> [Aim of the task]:
Please, without the pictures, retype exactly the lines from the start of the material through the line that holds "src_plan = ColumnDataSource(dict(x=[idx[y]".

> [Source excerpt]:

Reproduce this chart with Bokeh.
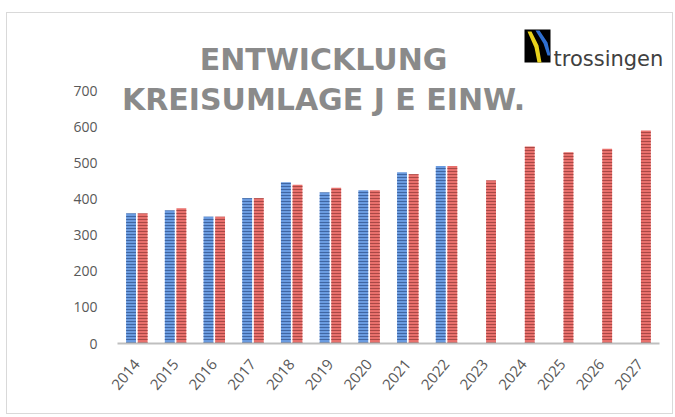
from bokeh.plotting import figure
from bokeh.models import ColumnDataSource, Range1d, Label, BoxAnnotation, PolyAnnotation, FixedTicker
from bokeh.transform import dodge
from bokeh.embed import file_html
from bokeh.resources import INLINE
import math

years = ["2014", "2015", "2016", "2017", "2018", "2019", "2020",
         "2021", "2022", "2023", "2024", "2025", "2026", "2027"]
ist_years = years[:9]
ist_values = [360, 368, 351, 402, 446, 418, 424, 474, 491]
plan_values = [360, 374, 351, 402, 439, 431, 424, 468, 491, 451, 545, 529, 539, 589]
y_ticks = [0, 100, 200, 300, 400, 500, 600, 700]
title_lines = ["ENTWICKLUNG", "KREISUMLAGE J E EINW."]
logo_text = "trossingen"

# positions of categories on a numeric axis (index of each year)
idx = {y: i for i, y in enumerate(years)}
src_ist = ColumnDataSource(dict(x=[idx[y] for y in ist_years], y=ist_values))
src_plan = ColumnDataSource(dict(x=[idx[y] for y in years], y=plan_values))

# layout (pixels)
FRAME_H = 330          # frame height
AXIS_H = 253           # pixels spanned by 0..700
FRAME_W = 555
CAT_W = 38.64

y_top = 700 * FRAME_H / AXIS_H
x_end = -0.5 + FRAME_W / CAT_W

p = figure(width=667, height=402, x_range=Range1d(-0.5, x_end),
           y_range=Range1d(0, y_top), output_backend="svg", toolbar_location=None,
           min_border_left=110, min_border_right=1, min_border_top=0, min_border_bottom=72)
p.styles = {"border": "1px solid #d9d9d9", "margin-left": "6px", "margin-top": "12px"}
p.outline_line_color = None
p.background_fill_color = "white"
p.border_fill_color = "white"

p.vbar(x=dodge("x", -0.15), top="y", width=0.255, source=src_ist,
       fill_color="#6a9be0", line_color=None, hatch_pattern="horizontal_line",
       hatch_color="#3f66a3", hatch_scale=3, hatch_weight=1)
p.vbar(x=dodge("x", 0.15), top="y", width=0.255, source=src_plan,
       fill_color="#e8706c", line_color=None, hatch_pattern="horizontal_line",
       hatch_color="#a94845", hatch_scale=3, hatch_weight=1)

p.xgrid.visible = False
p.ygrid.visible = False

p.yaxis.ticker = FixedTicker(ticks=y_ticks)
p.yaxis.axis_line_color = None
p.yaxis.major_tick_line_color = None
p.yaxis.minor_tick_line_color = None
p.yaxis.major_label_standoff = 14
p.yaxis.major_label_text_font = "Open Sans"
p.yaxis.major_label_text_font_size = "14px"
p.yaxis.major_label_text_color = "#595959"

p.xaxis.ticker = FixedTicker(ticks=list(range(len(years))))
p.xaxis.major_label_overrides = {i: y for i, y in enumerate(years)}
p.xaxis.bounds = (-0.5, len(years) - 0.5)
p.xaxis.axis_line_color = "#bfbfbf"
p.xaxis.axis_line_width = 2
p.xaxis.major_tick_line_color = None
p.xaxis.minor_tick_line_color = None
p.xaxis.major_label_orientation = math.radians(50)
p.xaxis.major_label_standoff = 12
p.xaxis.major_label_text_font = "Open Sans"
p.xaxis.major_label_text_font_size = "15px"
p.xaxis.major_label_text_color = "#595959"

for txt, xs, ys in [(title_lines[0], 206, 284), (title_lines[1], 206, 244.5)]:
    p.add_layout(Label(x=xs, y=ys, x_units="screen", y_units="screen", text=txt,
                       text_align="center", text_baseline="middle",
                       text_font="DejaVu Sans", text_font_style="bold",
                       text_font_size="30px", text_color="#8a8a8a"))

# logo
p.add_layout(BoxAnnotation(left=407, right=433, bottom=281, top=314,
                           left_units="screen", right_units="screen",
                           bottom_units="screen", top_units="screen",
                           fill_color="black", fill_alpha=1, line_color=None))
p.add_layout(PolyAnnotation(xs=[410, 414, 421, 424, 420, 417], ys=[312, 312, 298, 281, 281, 296],
                            xs_units="screen", ys_units="screen",
                            fill_color="#e8d21c", fill_alpha=1, line_color=None))
p.add_layout(PolyAnnotation(xs=[418, 422, 430, 433, 430, 426], ys=[313, 313, 301, 288, 288, 300],
                            xs_units="screen", ys_units="screen",
                            fill_color="#2f6fd0", fill_alpha=1, line_color=None))
p.add_layout(Label(x=436, y=285, x_units="screen", y_units="screen", text=logo_text,
                   text_align="left", text_baseline="alphabetic",
                   text_font="DejaVu Sans", text_font_size="21px", text_color="#404040"))

open("out.html", "w").write(file_html(p, INLINE))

> [Correct result]:
Reproduce this chart with Bokeh.
from bokeh.plotting import figure
from bokeh.models import ColumnDataSource, Range1d, Label, BoxAnnotation, PolyAnnotation, FixedTicker
from bokeh.transform import dodge
from bokeh.embed import file_html
from bokeh.resources import INLINE
import math

years = ["2014", "2015", "2016", "2017", "2018", "2019", "2020",
         "2021", "2022", "2023", "2024", "2025", "2026", "2027"]
ist_years = years[:9]
ist_values = [360, 368, 351, 402, 446, 418, 424, 474, 491]
plan_values = [360, 374, 351, 402, 439, 431, 424, 468, 491, 451, 545, 529, 539, 589]
y_ticks = [0, 100, 200, 300, 400, 500, 600, 700]
title_lines = ["ENTWICKLUNG", "KREISUMLAGE J E EINW."]
logo_text = "trossingen"

# positions of categories on a numeric axis (index of each year)
idx = {y: i for i, y in enumerate(years)}
src_ist = ColumnDataSource(dict(x=[idx[y] for y in ist_years], y=ist_values))
src_plan = ColumnDataSource(dict(x=[idx[y] for y in years], y=plan_values))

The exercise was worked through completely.